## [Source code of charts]
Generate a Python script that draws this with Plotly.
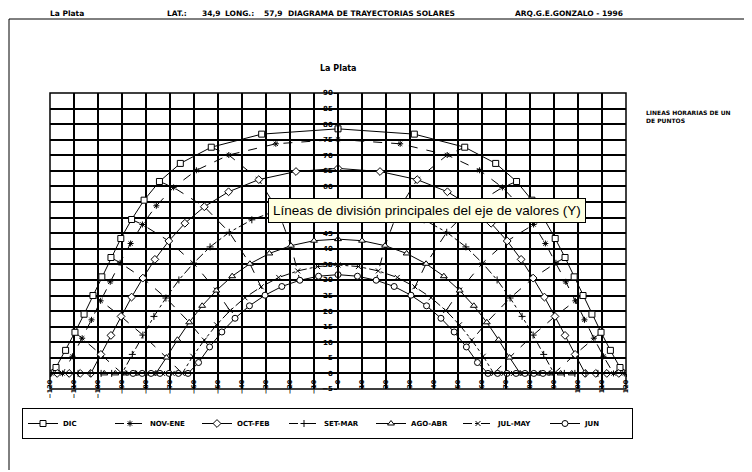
import plotly.graph_objects as go

# Solar hour of each point (half-hour steps)
HOURS = [4.0, 4.5, 5.0, 5.5, 6.0, 6.5, 7.0, 7.5, 8.0, 8.5, 9.0, 9.5, 10.0, 10.5, 11.0, 11.5,
         12.0, 12.5, 13.0, 13.5, 14.0, 14.5, 15.0, 15.5, 16.0, 16.5, 17.0, 17.5, 18.0, 18.5,
         19.0, 19.5, 20.0]

MONTHS = ["DIC", "NOV-ENE", "OCT-FEB", "SET-MAR", "AGO-ABR", "JUL-MAY", "JUN"]

# azimuth (deg) and altitude (deg)
DIC_AZ = [-126.5, -121.9, -117.5, -113.5, -109.6, -105.8, -102.1, -98.4, -94.6, -90.5, -86.0, -80.8, -74.4, -65.7, -52.8, -31.8,
          0.0, 31.8, 52.8, 65.7, 74.4, 80.8, 86.0, 90.5, 94.6, 98.4, 102.1, 105.8, 109.6, 113.5, 117.5, 121.9, 126.5]
DIC_ALT = [0.0, 0.0, 1.9, 7.4, 13.2, 19.0, 25.0, 31.0, 37.2, 43.3, 49.4, 55.6, 61.6, 67.4, 72.6, 76.8,
           78.5, 76.8, 72.6, 67.4, 61.6, 55.6, 49.4, 43.3, 37.2, 31.0, 25.0, 19.0, 13.2, 7.4, 1.9, 0.0, 0.0]

NOV_AZ = [-124.0, -119.3, -114.8, -110.6, -106.6, -102.7, -98.9, -94.9, -90.8, -86.4, -81.5, -75.7, -68.5, -59.0, -45.5, -25.9,
          0.0, 25.9, 45.5, 59.0, 68.5, 75.7, 81.5, 86.4, 90.8, 94.9, 98.9, 102.7, 106.6, 110.6, 114.8, 119.3, 124.0]
NOV_ALT = [0.0, 0.0, 0.0, 5.5, 11.3, 17.2, 23.3, 29.4, 35.5, 41.7, 47.8, 53.8, 59.7, 65.2, 70.1, 73.7,
           75.1, 73.7, 70.1, 65.2, 59.7, 53.8, 47.8, 41.7, 35.5, 29.4, 23.3, 17.2, 11.3, 5.5, 0.0, 0.0, 0.0]

OCT_AZ = [-117.0, -112.0, -107.4, -103.0, -98.8, -94.6, -90.4, -86.0, -81.3, -76.3, -70.5, -63.8, -55.7, -45.6, -33.0, -17.5,
          0.0, 17.5, 33.0, 45.6, 55.7, 63.8, 70.5, 76.3, 81.3, 86.0, 90.4, 94.6, 98.8, 103.0, 107.4, 112.0, 117.0]
OCT_ALT = [0.0, 0.0, 0.0, 0.0, 6.1, 12.2, 18.3, 24.5, 30.6, 36.6, 42.5, 48.2, 53.5, 58.3, 62.2, 64.8,
           65.8, 64.8, 62.2, 58.3, 53.5, 48.2, 42.5, 36.6, 30.6, 24.5, 18.3, 12.2, 6.1, 0.0, 0.0, 0.0, 0.0]

SET_AZ = [-108.3, -103.3, -98.7, -94.3, -90.0, -85.7, -81.3, -76.7, -71.7, -66.3, -60.2, -53.3, -45.3, -35.9, -25.1, -13.0,
          0.0, 13.0, 25.1, 35.9, 45.3, 53.3, 60.2, 66.3, 71.7, 76.7, 81.3, 85.7, 90.0, 94.3, 98.7, 103.3, 108.3]
SET_ALT = [0.0, 0.0, 0.0, 0.0, 0.0, 6.1, 12.3, 18.3, 24.2, 30.0, 35.4, 40.6, 45.3, 49.3, 52.4, 54.4,
           55.1, 54.4, 52.4, 49.3, 45.3, 40.6, 35.4, 30.0, 24.2, 18.3, 12.3, 6.1, 0.0, 0.0, 0.0, 0.0, 0.0]

AGO_AZ = [-97.4, -92.8, -88.4, -84.3, -80.1, -75.9, -71.5, -66.9, -62.0, -56.6, -50.7, -44.1, -36.7, -28.6, -19.6, -10.0,
          0.0, 10.0, 19.6, 28.6, 36.7, 44.1, 50.7, 56.6, 62.0, 66.9, 71.5, 75.9, 80.1, 84.3, 88.4, 92.8, 97.4]
AGO_ALT = [0.0, 0.0, 0.0, 0.0, 0.0, 0.0, 5.1, 10.8, 16.4, 21.7, 26.6, 31.2, 35.2, 38.5, 41.0, 42.6,
           43.1, 42.6, 41.0, 38.5, 35.2, 31.2, 26.6, 21.7, 16.4, 10.8, 5.1, 0.0, 0.0, 0.0, 0.0, 0.0, 0.0]

JUL_AZ = [-88.8, -84.7, -80.8, -77.0, -73.1, -69.1, -64.9, -60.5, -55.7, -50.6, -44.9, -38.8, -32.0, -24.7, -16.8, -8.5,
          0.0, 8.5, 16.8, 24.7, 32.0, 38.8, 44.9, 50.6, 55.7, 60.5, 64.9, 69.1, 73.1, 77.0, 80.8, 84.7, 88.8]
JUL_ALT = [0.0, 0.0, 0.0, 0.0, 0.0, 0.0, 0.0, 5.5, 10.7, 15.6, 20.2, 24.3, 27.8, 30.8, 32.9, 34.3,
           34.8, 34.3, 32.9, 30.8, 27.8, 24.3, 20.2, 15.6, 10.7, 5.5, 0.0, 0.0, 0.0, 0.0, 0.0, 0.0, 0.0]

JUN_AZ = [-85.4, -81.6, -77.9, -74.2, -70.4, -66.5, -62.5, -58.1, -53.5, -48.4, -42.9, -36.9, -30.4, -23.4, -15.9, -8.1,
          0.0, 8.1, 15.9, 23.4, 30.4, 36.9, 42.9, 48.4, 53.5, 58.1, 62.5, 66.5, 70.4, 74.2, 77.9, 81.6, 85.4]
JUN_ALT = [0.0, 0.0, 0.0, 0.0, 0.0, 0.0, 0.0, 3.5, 8.5, 13.3, 17.7, 21.7, 25.1, 27.9, 29.9, 31.2,
           31.7, 31.2, 29.9, 27.9, 25.1, 21.7, 17.7, 13.3, 8.5, 3.5, 0.0, 0.0, 0.0, 0.0, 0.0, 0.0, 0.0]

X_TICKS = list(range(-120, 121, 10))
Y_TICKS = list(range(-5, 91, 5))

AZ = [DIC_AZ, NOV_AZ, OCT_AZ, SET_AZ, AGO_AZ, JUL_AZ, JUN_AZ]
ALT = [DIC_ALT, NOV_ALT, OCT_ALT, SET_ALT, AGO_ALT, JUL_ALT, JUN_ALT]

STYLES = [
    ("square", "solid"),
    ("asterisk-open", "dash"),
    ("diamond", "solid"),
    ("cross-thin-open", "dashdot"),
    ("triangle-up", "solid"),
    ("x-thin-open", "dashdot"),
    ("circle", "solid"),
]

# page has an 8px body margin: work in screen pixels, convert to figure pixels
OFF = 8
W, H = 752 - OFF, 472 - OFF
L, R, T, B = 50, 626, 93, 389  # plot area in screen pixels


def px(x):
    return (x - L) / (R - L)


def py(y):
    return (B - y) / (B - T)


fig = go.Figure()

# hour lines (same hour joined across months)
for i, h in enumerate(HOURS):
    if float(h).is_integer():
        fig.add_trace(go.Scatter(
            x=[a[i] for a in AZ], y=[b[i] for b in ALT], mode="lines",
            line=dict(color="black", width=1, dash="dash"),
            showlegend=False, hoverinfo="skip"))

for name, az, alt, (sym, dash) in zip(MONTHS, AZ, ALT, STYLES):
    open_sym = sym.endswith("open")
    fig.add_trace(go.Scatter(
        x=az, y=alt, name=name, mode="lines+markers",
        line=dict(color="black", width=1, dash=dash),
        marker=dict(symbol=sym, size=6 if not open_sym else 5,
                    color="black" if open_sym else "white",
                    line=dict(color="black", width=1)),
    ))

axis_common = dict(showgrid=True, gridcolor="black", gridwidth=1.5,
                   zeroline=True, zerolinecolor="black", zerolinewidth=1.5,
                   showline=True, linecolor="black", linewidth=1.5,
                   ticks="outside", ticklen=3, tickcolor="black")

fig.update_xaxes(range=[-120, 120], tickvals=X_TICKS, tickangle=-90,
                 anchor="free", position=5 / 95,
                 tickfont=dict(family="DejaVu Sans", size=6.5, color="black", weight="bold"),
                 **axis_common)
fig.update_yaxes(range=[-5, 90], tickvals=Y_TICKS,
                 anchor="free", position=0.5,
                 tickfont=dict(family="DejaVu Sans", size=7, color="black", weight="bold"),
                 **axis_common)

shapes = [
    dict(type="rect", xref="paper", yref="paper", x0=0, x1=1, y0=0, y1=1,
         line=dict(color="black", width=1.5)),
    dict(type="line", xref="paper", yref="paper", x0=px(9), x1=px(760), y0=py(19), y1=py(19),
         line=dict(color="black", width=1)),
    dict(type="line", xref="paper", yref="paper", x0=px(9), x1=px(9), y0=py(19), y1=py(470),
         line=dict(color="black", width=1)),
]

hdr_font = dict(family="DejaVu Sans", size=7.5, color="black")
annotations = []
for txt, x in [("<b>La Plata</b>", 48), ("<b>LAT.:</b>", 165), ("<b>34,9</b>", 200),
               ("<b>LONG.:</b>", 223), ("<b>57,9</b>", 262),
               ("<b>DIAGRAMA DE TRAYECTORIAS SOLARES</b>", 286),
               ("<b>ARQ.G.E.GONZALO - 1996</b>", 513)]:
    annotations.append(dict(text=txt, x=px(x), y=py(13), xref="paper", yref="paper",
                            xanchor="left", yanchor="middle", showarrow=False, font=hdr_font))

annotations.append(dict(text="<b>La Plata</b>", x=px(338), y=py(68), xref="paper", yref="paper",
                        xanchor="center", yanchor="middle", showarrow=False,
                        font=dict(family="DejaVu Sans", size=8, color="black")))
annotations.append(dict(text="<b>LINEAS HORARIAS DE UN<br>DE PUNTOS</b>", x=px(644), y=py(107),
                        xref="paper", yref="paper", xanchor="left", yanchor="top", align="left",
                        showarrow=False, font=dict(family="DejaVu Sans", size=6, color="black")))
annotations.append(dict(text="Líneas de división principales del eje de valores (Y)",
                        x=px(427), y=py(210), xref="paper", yref="paper",
                        xanchor="center", yanchor="middle", showarrow=False,
                        bgcolor="#FFFFE1", bordercolor="black", borderwidth=1, borderpad=4,
                        font=dict(family="Liberation Sans", size=13.5, color="black")))

fig.update_layout(
    width=W, height=H,
    margin=dict(l=L - OFF, r=W - (R - OFF), t=T - OFF, b=H - (B - OFF), autoexpand=False),
    paper_bgcolor="white", plot_bgcolor="white",
    shapes=shapes, annotations=annotations,
    showlegend=True,
    legend=dict(orientation="h", x=px(22), y=py(408), xanchor="left", yanchor="top",
                bordercolor="black", borderwidth=1, bgcolor="white",
                font=dict(family="DejaVu Sans", size=7, color="black", weight="bold"),
                itemwidth=30, tracegroupgap=0, entrywidth=42),
)

fig.write_html("out.html")
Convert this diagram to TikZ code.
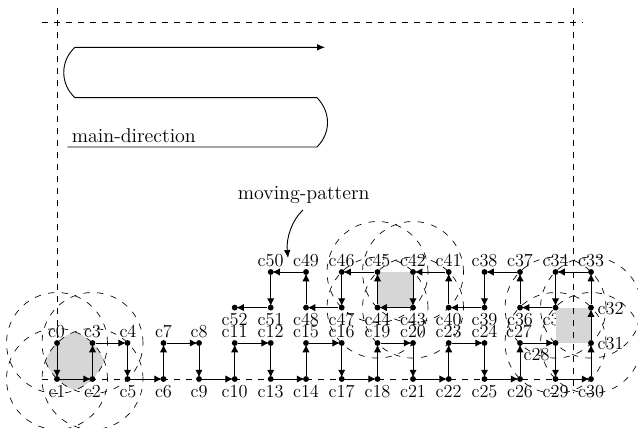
\documentclass[tikz,border=0pt]{standalone}
\usetikzlibrary{arrows.meta}
\tikzset{
  dotn/.style={circle,fill=black,inner sep=0pt,minimum size=3.5pt},
  lab/.style={inner sep=0pt,font=\fontsize{11}{13}\selectfont,anchor=base},
  edge/.style={draw=black,line width=0.6pt,-{Latex[length=4.6pt,width=4.4pt]},shorten >=-1pt},
  dsh/.style={draw=black,line width=0.42pt,dash pattern=on 3.8pt off 3.4pt},
  dshc/.style={draw=black,line width=0.4pt,dash pattern=on 3.8pt off 4.4pt},
  thinl/.style={draw=black,line width=0.55pt}
}
\begin{document}
\begin{tikzpicture}[x=0.6pt,y=-0.6pt]
\clip (0,0) rectangle (638,428);
% gray intersection of four circles, left
\begin{scope}
\clip (57,343) circle[radius=30.3pt];
\clip (92.5,343) circle[radius=30.3pt];
\clip (57,379) circle[radius=30.3pt];
\fill[black!16] (92.5,379) circle[radius=30.3pt];
\end{scope}
% labels
\foreach \n/\x/\y in {c0/56.5/337,c3/92.5/337,c4/128/337,c7/163.5/337,c8/199/337,c11/234.7/337,c12/270.7/337,c15/306/337,c16/341.7/337,c19/377.5/337,c20/413/337,c23/448.7/337,c24/484.5/337,c27/519/337,
 c1/57/397,c2/92.5/397,c5/128/397,c6/163.5/397,c9/199/397,c10/234.7/397,c13/270.7/397,c14/306/397,c17/341.7/397,c18/377.5/397,c21/413/397,c22/448.7/397,c25/484.5/397,c26/520/397,c29/555.5/397,c30/591/397,
 c52/234.7/325,c51/270.7/325,c48/306/325,c47/341.7/325,c44/377.5/325,c43/413/325,c40/448.7/325,c39/484.5/325,c36/520/325,c35/555.5/325,
 c50/270.7/266,c49/306/266,c46/341.7/266,c45/377.5/266,c42/413/266,c41/448.7/266,c38/484.5/266,c37/520/266,c34/555.5/266,c33/591/266,
 c32/610.7/314,c31/610.7/349,c28/536.7/360}
  \node[lab] (l\n) at (\x,\y) {\n};
% gray squares
\fill[black!16] (377.5,272) rectangle (413,307.6);
\fill[black!16] (555.5,307.6) rectangle (591,343);
% points
\foreach \n/\x/\y in {c0/57/343,c1/57/379,c2/92.5/379,c3/92.5/343,c4/127.5/343,c5/127.5/379,c6/163.5/379,c7/163.5/343,c8/199/343,c9/199/379,c10/234.7/379,c11/234.7/343,c12/270.7/343,c13/270.7/379,c14/306/379,c15/306/343,c16/341.7/343,c17/341.7/379,c18/377.5/379,c19/377.5/343,c20/413/343,c21/413/379,c22/448.7/379,c23/448.7/343,c24/484.5/343,c25/484.5/379,c26/520/379,c27/520/343,c28/555.5/343,c29/555.5/379,c30/591/379,c31/591/343,c32/591/307.6,c33/591/272,c34/555.5/272,c35/555.5/307.6,c36/520/307.6,c37/520/272,c38/484.5/272,c39/484.5/307.6,c40/448.7/307.6,c41/448.7/272,c42/413/272,c43/413/307.6,c44/377.5/307.6,c45/377.5/272,c46/341.7/272,c47/341.7/307.6,c48/306/307.6,c49/306/272,c50/270.7/272,c51/270.7/307.6,c52/234.7/307.6}
  \node[dotn] (\n) at (\x,\y) {};
% path
\foreach \a/\b in {c0/c1,c1/c2,c2/c3,c3/c4,c4/c5,c5/c6,c6/c7,c7/c8,c8/c9,c9/c10,c10/c11,c11/c12,c12/c13,c13/c14,c14/c15,c15/c16,c16/c17,c17/c18,c18/c19,c19/c20,c20/c21,c21/c22,c22/c23,c23/c24,c24/c25,c25/c26,c26/c27,c27/c28,c28/c29,c29/c30,c30/c31,c31/c32,c32/c33,c33/c34,c34/c35,c35/c36,c36/c37,c37/c38,c38/c39,c39/c40,c40/c41,c41/c42,c42/c43,c43/c44,c44/c45,c45/c46,c46/c47,c47/c48,c48/c49,c49/c50,c50/c51,c51/c52}
  \draw[edge] (\a) -- (\b);
% dashed circles
\foreach \c in {c0,c1,c2,c3,c42,c43,c44,c45,c28,c31,c32,c35}
  \draw[dshc] (\c) circle[radius=30.3pt];
% frame
\coordinate (ftl) at (42,22); \coordinate (ftr) at (583,22);
\coordinate (fbl) at (42,379); \coordinate (fbr) at (591,379);
\coordinate (fv1) at (57,8); \coordinate (fv2) at (57,379);
\coordinate (fv3) at (573.5,8); \coordinate (fv4) at (573.5,393);
\draw[dsh] (ftl) -- (ftr);
\draw[dsh] (fbl) -- (fbr);
\draw[dsh] (fv1) -- (fv2);
\draw[dsh] (fv3) -- (fv4);
% main direction
\coordinate (s0) at (67.3,147);
\coordinate (s1) at (317,147);
\coordinate (s2) at (317,97.7);
\coordinate (s3) at (75,97.7);
\coordinate (s4) at (75,47.3);
\coordinate (s5) at (325,47.3);
\draw[thinl,-{Latex[length=4.8pt,width=4pt]}] (s0) -- (s1)
  .. controls (331,133) and (331,112) .. (s2) -- (s3)
  .. controls (60,84) and (60,61) .. (s4) -- (s5);
\node[lab,anchor=base west,font=\fontsize{12}{14}\selectfont] (md) at (71.5,143) {main-direction};
\node[lab,anchor=base west,font=\fontsize{12}{14}\selectfont] (mp) at (237.5,200) {moving-pattern};
\coordinate (mpe) at (288,258);
\draw[thinl,-{Latex[length=4.8pt,width=4pt]}] (303,210) .. controls (292,220) and (286,238) .. (mpe);
\end{tikzpicture}
\end{document}
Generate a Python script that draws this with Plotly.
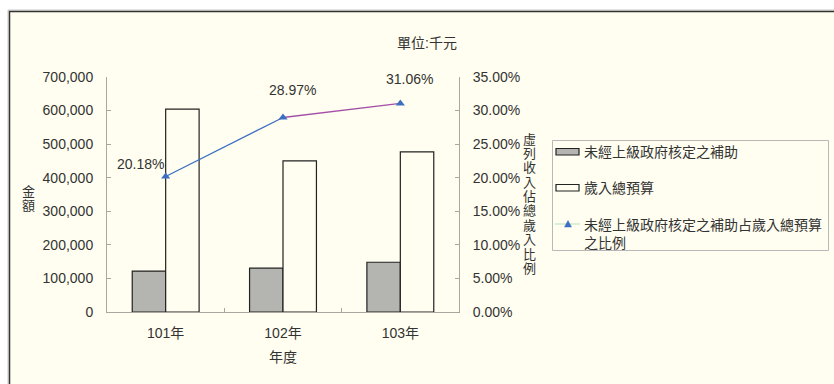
import plotly.graph_objects as go

# ---- data ----
categories = ["101年", "102年", "103年"]
subsidy = [122000, 130400, 148200]          # 未經上級政府核定之補助
budget = [604500, 450100, 477100]           # 歲入總預算
ratio = [0.2018, 0.2897, 0.3106]            # 比例
ratio_labels = ["20.18%", "28.97%", "31.06%"]

name_sub = "未經上級政府核定之補助"
name_bud = "歲入總預算"
name_ratio = "未經上級政府核定之補助占歲入總預算<br>之比例"
title_text = "單位:千元"
xtitle = "年度"
ytitle_left = "金額"
ytitle_right = "虛列收入佔總歲入比例"

# ---- layout geometry (pixels) ----
W, H = 834, 384
L, R, T, B = 107, 459, 77, 312
pw, ph = R - L, B - T

def px_x(x):
    return (x - L) / pw

def px_y(y):
    return (B - y) / ph

FONT = "Liberation Sans, Arial, Noto Sans CJK TC, sans-serif"
TXT = "#333333"
BG = "#FFFEF0"
GRAY = "#B4B5B0"
EDGE = "#222222"
BLUE = "#3C6FC2"
PURPLE = "#A550A8"

fig = go.Figure()

fig.add_trace(go.Bar(
    x=categories, y=subsidy, name=name_sub,
    marker=dict(color=GRAY, line=dict(color=EDGE, width=1.2)),
))
fig.add_trace(go.Bar(
    x=categories, y=budget, name=name_bud,
    marker=dict(color=BG, line=dict(color=EDGE, width=1.2)),
))

# line segments (first blue, second purple)
fig.add_trace(go.Scatter(
    x=categories[0:2], y=ratio[0:2], yaxis="y2", mode="lines",
    line=dict(color=BLUE, width=1.3), hoverinfo="skip",
))
fig.add_trace(go.Scatter(
    x=categories[1:3], y=ratio[1:3], yaxis="y2", mode="lines",
    line=dict(color=PURPLE, width=1.3), hoverinfo="skip",
))
fig.add_trace(go.Scatter(
    x=categories, y=ratio, yaxis="y2", mode="markers", name=name_ratio,
    marker=dict(symbol="triangle-up", size=8, color=BLUE),
))

annotations = []
label_offsets = [(-25, 13), (9, 27), (9.5, 24.5)]
for cat, val, lab, (dx, dy) in zip(categories, ratio, ratio_labels, label_offsets):
    annotations.append(dict(
        x=cat, y=val, xref="x", yref="y2", text=lab, showarrow=False,
        xanchor="center", yanchor="middle",
        xshift=dx, yshift=dy, font=dict(size=14, color=TXT, family=FONT),
    ))

def paper_text(x, y, text, size=14, xanchor="center"):
    return dict(
        x=px_x(x), y=px_y(y), xref="paper", yref="paper", text=text,
        showarrow=False, xanchor=xanchor, yanchor="middle",
        font=dict(size=size, color=TXT, family=FONT),
    )

annotations.append(paper_text(427, 43, title_text))
annotations.append(paper_text(283, 357, xtitle))
for i, ch in enumerate(ytitle_left):
    annotations.append(paper_text(28, 191 + 14 * i, ch, 13))
for i, ch in enumerate(ytitle_right):
    annotations.append(paper_text(529, 139 + 14.4 * i, ch, 13))

# ---- legend (drawn manually to match the reference box) ----
legend_rows = [152, 188, 225]
annotations.append(paper_text(582, legend_rows[0], name_sub, 14, "left"))
annotations.append(paper_text(582, legend_rows[1], name_bud, 14, "left"))
for j, line in enumerate(name_ratio.split("<br>")):
    annotations.append(paper_text(582, legend_rows[2] + 18 * j, line, 14, "left"))

shapes = [
    dict(type="rect", xref="paper", yref="paper", layer="below",
         x0=px_x(8), x1=px_x(W + 20), y0=px_y(10), y1=px_y(H + 20),
         line=dict(color="#C8C8C8", width=1), fillcolor=BG),
    dict(type="rect", xref="paper", yref="paper", layer="below",
         x0=px_x(9.5), x1=px_x(W + 20), y0=px_y(11.5), y1=px_y(H + 20),
         line=dict(color="#333333", width=1.5), fillcolor=BG),
    # legend box
    dict(type="rect", xref="paper", yref="paper",
         x0=px_x(552.5), x1=px_x(828.5), y0=px_y(140.5), y1=px_y(250.5),
         line=dict(color="#B8B8B8", width=1), fillcolor="rgba(0,0,0,0)"),
    # legend symbols
    dict(type="rect", xref="paper", yref="paper",
         x0=px_x(556), x1=px_x(579), y0=px_y(legend_rows[0] - 3.5),
         y1=px_y(legend_rows[0] + 3),
         line=dict(color=EDGE, width=1.2), fillcolor=GRAY),
    dict(type="rect", xref="paper", yref="paper",
         x0=px_x(556), x1=px_x(579), y0=px_y(legend_rows[1] - 3.5),
         y1=px_y(legend_rows[1] + 3),
         line=dict(color=EDGE, width=1.2), fillcolor=BG),
    dict(type="line", xref="paper", yref="paper",
         x0=px_x(555), x1=px_x(580), y0=px_y(legend_rows[2] - 1),
         y1=px_y(legend_rows[2] - 1),
         line=dict(color="#C8E6C0", width=1.3)),
    dict(type="path", xref="paper", yref="paper",
         path="M {:.5f},{:.5f} L {:.5f},{:.5f} L {:.5f},{:.5f} Z".format(
             px_x(564.5), px_y(legend_rows[2] + 2),
             px_x(571.5), px_y(legend_rows[2] + 2),
             px_x(568), px_y(legend_rows[2] - 4.5)),
         line=dict(color=BLUE, width=0.5), fillcolor=BLUE),
]

axis_common = dict(
    showgrid=False, zeroline=False, showline=True, linecolor="#A8A8A0",
    linewidth=1, ticks="inside", ticklen=4, tickcolor="#A8A8A0",
    tickfont=dict(size=14, color=TXT, family=FONT),
)

fig.update_layout(
    width=W, height=H,
    margin=dict(l=L, r=W - R, t=T, b=H - B, autoexpand=False),
    paper_bgcolor="white", plot_bgcolor="rgba(0,0,0,0)",
    barmode="group", bargap=0.43, bargroupgap=0,
    font=dict(family=FONT, size=14, color=TXT),
    xaxis=dict(**axis_common, type="category", tickson="boundaries",
               ticklabelstandoff=8),
    yaxis=dict(**axis_common, range=[0, 700000], dtick=100000,
               tickformat=",d", ticklabelstandoff=10),
    yaxis2=dict(**axis_common, range=[0, 0.35], dtick=0.05,
                tickformat=".2%", overlaying="y", side="right",
                ticklabelstandoff=10),
    annotations=annotations,
    shapes=shapes,
    showlegend=False,
)

fig.write_html("out.html")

## [REQUIREMENT]
Starting at the first line of the records above, set down each line exactly through the one that holds "5.5, 0.0, 0.0, 0.0]". Omit pictures.

## [FINAL ANSWER]
Generate a Python script that draws this with Plotly.
import plotly.graph_objects as go

# Solar hour of each point (half-hour steps)
HOURS = [4.0, 4.5, 5.0, 5.5, 6.0, 6.5, 7.0, 7.5, 8.0, 8.5, 9.0, 9.5, 10.0, 10.5, 11.0, 11.5,
         12.0, 12.5, 13.0, 13.5, 14.0, 14.5, 15.0, 15.5, 16.0, 16.5, 17.0, 17.5, 18.0, 18.5,
         19.0, 19.5, 20.0]

MONTHS = ["DIC", "NOV-ENE", "OCT-FEB", "SET-MAR", "AGO-ABR", "JUL-MAY", "JUN"]

# azimuth (deg) and altitude (deg)
DIC_AZ = [-126.5, -121.9, -117.5, -113.5, -109.6, -105.8, -102.1, -98.4, -94.6, -90.5, -86.0, -80.8, -74.4, -65.7, -52.8, -31.8,
          0.0, 31.8, 52.8, 65.7, 74.4, 80.8, 86.0, 90.5, 94.6, 98.4, 102.1, 105.8, 109.6, 113.5, 117.5, 121.9, 126.5]
DIC_ALT = [0.0, 0.0, 1.9, 7.4, 13.2, 19.0, 25.0, 31.0, 37.2, 43.3, 49.4, 55.6, 61.6, 67.4, 72.6, 76.8,
           78.5, 76.8, 72.6, 67.4, 61.6, 55.6, 49.4, 43.3, 37.2, 31.0, 25.0, 19.0, 13.2, 7.4, 1.9, 0.0, 0.0]

NOV_AZ = [-124.0, -119.3, -114.8, -110.6, -106.6, -102.7, -98.9, -94.9, -90.8, -86.4, -81.5, -75.7, -68.5, -59.0, -45.5, -25.9,
          0.0, 25.9, 45.5, 59.0, 68.5, 75.7, 81.5, 86.4, 90.8, 94.9, 98.9, 102.7, 106.6, 110.6, 114.8, 119.3, 124.0]
NOV_ALT = [0.0, 0.0, 0.0, 5.5, 11.3, 17.2, 23.3, 29.4, 35.5, 41.7, 47.8, 53.8, 59.7, 65.2, 70.1, 73.7,
           75.1, 73.7, 70.1, 65.2, 59.7, 53.8, 47.8, 41.7, 35.5, 29.4, 23.3, 17.2, 11.3, 5.5, 0.0, 0.0, 0.0]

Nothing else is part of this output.